How Are Top EU Policies on Minorities Challenged Locally? – Lessons for a Linguistically and Culturally Sustainable Europe from Two Southern European Countries

Wednesday, July 12, 2017
JWS - Room J7 (J361) (University of Glasgow)
Eda Derhemi , French and Italian, University of Illinois at U-C
This interdisciplinary study investigates the changes that occur in the transmission of policies about linguistic and cultural diversity from top European institutions, to the level of state and town institutions, and finally as reflected in local community attitudes. Using a comparative method, institutional discourses are analyzed and their role as factors in the maintenance of diversity are weighed. The study determines that a sustainable Europe depends on how EU diversity policies are translated in discursive practices in the chain of transmission.

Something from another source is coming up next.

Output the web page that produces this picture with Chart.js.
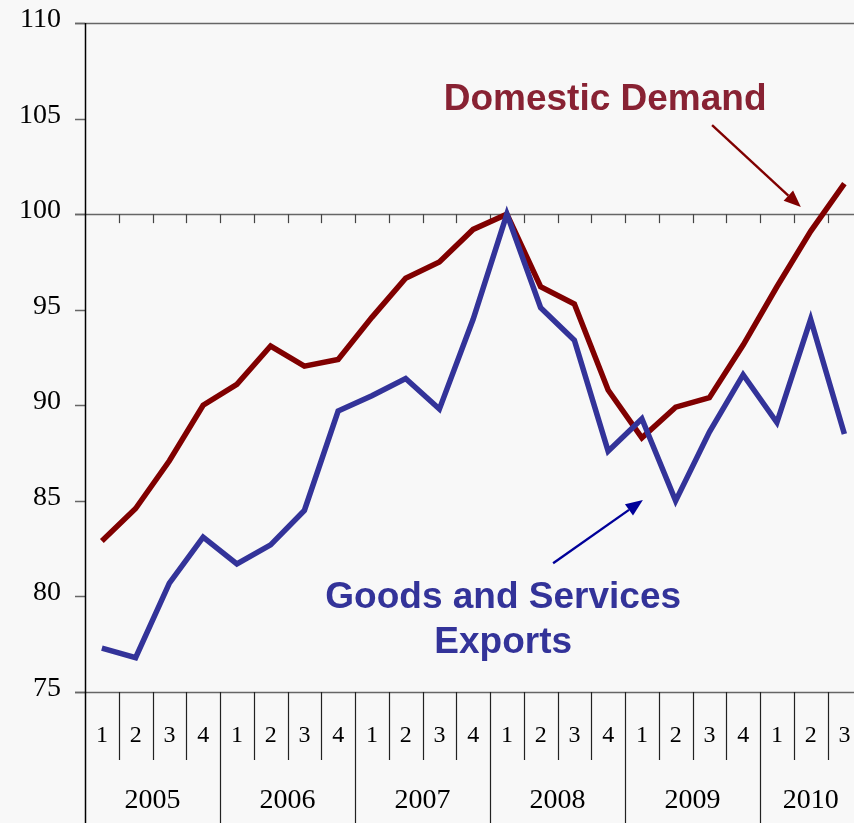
<!DOCTYPE html>
<html>
<head>
<meta charset="utf-8">
<script src="https://cdn.jsdelivr.net/npm/chart.js@4.4.0/dist/chart.umd.min.js"></script>
<style>
  html, body { margin: 0; padding: 0; background: #f8f8f8; }
  #wrap { width: 854px; height: 823px; }
</style>
</head>
<body>
<div id="wrap"><canvas id="chart" width="854" height="823"></canvas></div>
<script>
// Quarterly index, 2008Q1 = 100
const years = ['2005', '2006', '2007', '2008', '2009', '2010'];
const quarters = ['1', '2', '3', '4', '1', '2', '3', '4', '1', '2', '3', '4',
                  '1', '2', '3', '4', '1', '2', '3', '4', '1', '2', '3'];
const domesticDemand = [82.9, 84.6, 87.1, 90.0, 91.1, 93.1, 92.05, 92.4, 94.6, 96.65, 97.5, 99.2,
                        100.0, 96.2, 95.3, 90.8, 88.3, 89.9, 90.4, 93.15, 96.2, 99.1, 101.6];
const exportsGS = [77.3, 76.8, 80.7, 83.1, 81.7, 82.7, 84.5, 89.7, 90.5, 91.4, 89.8, 94.5,
                   100.0, 95.1, 93.4, 87.6, 89.3, 85.0, 88.6, 91.6, 89.1, 94.5, 88.5];
const yTicks = [75, 80, 85, 90, 95, 100, 105, 110];

const RED = '#800000';
const BLUE = '#333399';

function toPoints(values) {
    return values.map((v, i) => ({ x: i, y: v }));
}

// axes, category labels and the two call-outs
const frame = {
    id: 'frame',
    beforeDatasetsDraw(chart) {
        const ctx = chart.ctx;
        const xs = chart.scales.x;
        const ys = chart.scales.y;
        const a = chart.chartArea;
        const yTop = ys.getPixelForValue(110);
        const y100 = ys.getPixelForValue(100);
        const yBot = ys.getPixelForValue(75);
        ctx.save();

        // horizontal rules at 110, 100 and 75
        ctx.strokeStyle = '#666';
        ctx.lineWidth = 1.5;
        [110, 100, 75].forEach(v => {
            const y = Math.round(ys.getPixelForValue(v)) + 0.5;
            ctx.beginPath();
            ctx.moveTo(a.left - 10, y);
            ctx.lineTo(chart.width, y);
            ctx.stroke();
        });

        // y tick marks and labels
        ctx.fillStyle = '#000';
        ctx.font = '28px "Liberation Serif", serif';
        ctx.textAlign = 'right';
        ctx.textBaseline = 'middle';
        yTicks.forEach(v => {
            const y = Math.round(ys.getPixelForValue(v)) + 0.5;
            ctx.beginPath();
            ctx.moveTo(a.left - 10, y);
            ctx.lineTo(a.left, y);
            ctx.stroke();
            ctx.fillText(String(v), 61, y - 4);
        });

        // small ticks hanging from the 100 line
        ctx.strokeStyle = '#444';
        ctx.lineWidth = 1.2;
        for (let i = 0; i < quarters.length; i++) {
            const x = Math.round(xs.getPixelForValue(i + 0.5)) + 0.5;
            ctx.beginPath();
            ctx.moveTo(x, y100);
            ctx.lineTo(x, y100 + 9);
            ctx.stroke();
        }

        // quarter and year dividers below the plot
        ctx.strokeStyle = '#222';
        for (let i = 0; i < quarters.length; i++) {
            const x = Math.round(xs.getPixelForValue(i + 0.5)) + 0.5;
            const yearEdge = (i + 1) % 4 === 0;
            ctx.beginPath();
            ctx.moveTo(x, yBot);
            ctx.lineTo(x, yearEdge ? chart.height : yBot + 68);
            ctx.stroke();
        }

        // y axis line
        ctx.strokeStyle = '#000';
        ctx.lineWidth = 1.5;
        ctx.beginPath();
        ctx.moveTo(a.left + 0.5, yTop);
        ctx.lineTo(a.left + 0.5, chart.height);
        ctx.stroke();

        // quarter labels
        ctx.textAlign = 'center';
        ctx.font = '24px "Liberation Serif", serif';
        quarters.forEach((q, i) => {
            ctx.fillText(q, xs.getPixelForValue(i), yBot + 44);
        });

        // year labels, centred on their quarters
        ctx.font = '28px "Liberation Serif", serif';
        years.forEach((yr, k) => {
            const first = k * 4;
            const last = Math.min(first + 3, quarters.length - 1);
            const cx = (xs.getPixelForValue(first - 0.5) + xs.getPixelForValue(last + 0.5)) / 2;
            ctx.fillText(yr, cx, yBot + 109);
        });
        ctx.restore();
    },
    afterDatasetsDraw(chart) {
        const ctx = chart.ctx;
        const xs = chart.scales.x;
        const ys = chart.scales.y;
        const px = (x, y) => [xs.getPixelForValue(x), ys.getPixelForValue(y)];

        function arrow(from, to, color) {
            const [x0, y0] = px(from[0], from[1]);
            const [x1, y1] = px(to[0], to[1]);
            const ang = Math.atan2(y1 - y0, x1 - x0);
            const len = 17, half = 7;
            ctx.save();
            ctx.strokeStyle = color;
            ctx.fillStyle = color;
            ctx.lineWidth = 2.4;
            ctx.beginPath();
            ctx.moveTo(x0, y0);
            ctx.lineTo(x1 - Math.cos(ang) * len, y1 - Math.sin(ang) * len);
            ctx.stroke();
            ctx.beginPath();
            ctx.moveTo(x1, y1);
            ctx.lineTo(x1 - Math.cos(ang) * len + Math.sin(ang) * half,
                       y1 - Math.sin(ang) * len - Math.cos(ang) * half);
            ctx.lineTo(x1 - Math.cos(ang) * len - Math.sin(ang) * half,
                       y1 - Math.sin(ang) * len + Math.cos(ang) * half);
            ctx.closePath();
            ctx.fill();
            ctx.restore();
        }

        ctx.save();
        ctx.font = 'bold 37px "Liberation Sans", Arial, sans-serif';
        ctx.textAlign = 'center';
        ctx.textBaseline = 'alphabetic';

        ctx.fillStyle = '#882233';
        let p = px(14.91, 105.45);
        ctx.fillText('Domestic Demand', p[0], p[1]);

        ctx.fillStyle = BLUE;
        p = px(11.89, 79.39);
        ctx.fillText('Goods and Services', p[0], p[1]);
        p = px(11.89, 77.03);
        ctx.fillText('Exports', p[0], p[1]);
        ctx.restore();

        arrow([18.08, 104.66], [20.71, 100.37], RED);
        arrow([13.37, 81.74], [16.03, 85.04], '#000099');
    }
};

const chart = new Chart(document.getElementById('chart'), {
    type: 'line',
    data: {
        datasets: [
            {
                label: 'Domestic Demand',
                data: toPoints(domesticDemand),
                borderColor: RED,
                borderWidth: 5.5,
                pointRadius: 0,
                tension: 0,
                order: 2
            },
            {
                label: 'Goods and Services Exports',
                data: toPoints(exportsGS),
                borderColor: BLUE,
                borderWidth: 5.5,
                pointRadius: 0,
                tension: 0,
                order: 1
            }
        ]
    },
    options: {
        responsive: false,
        animation: false,
        layout: { padding: { left: 85, right: 0, top: 23, bottom: 131 } },
        scales: {
            x: {
                type: 'linear',
                display: false,
                min: -0.5,
                max: 22.285   // last quarter runs off the right edge
            },
            y: {
                type: 'linear',
                display: false,
                min: 75,
                max: 110
            }
        },
        plugins: {
            legend: { display: false },
            tooltip: { enabled: false }
        }
    },
    plugins: [frame]
});
</script>
</body>
</html>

This case-study compares Italy and Greece, two EU countries with complex past and ongoing histories of emigration and immigration. Their legal and cultural situations are analyzed in relation to linguistic diversity and current discursive practices. I then predict their capacity to remain diverse based on their legal politics, discursive practices and linguistic attitudes, and the respective state of linguistic maintenance. Data from extensive fieldwork in both countries demonstrate mixed attitudinal patterns towards diversity, reproduced as collective memory and as new discourses. There is a correlation between institutional policies and the capacity to produce local xenophobia, or local solidarity and cooperation among different groups.

 I conclude that first, the local reach of EU policies is vital to sustaining an integrated diverse Europe; second, that best practices found locally among mixed practices, need to be shared. The historical examination of the relation between old and new minority groups in these two countries provides successful models worth considering while efforts are made to turn a sinking Europe into a sustainable Europe.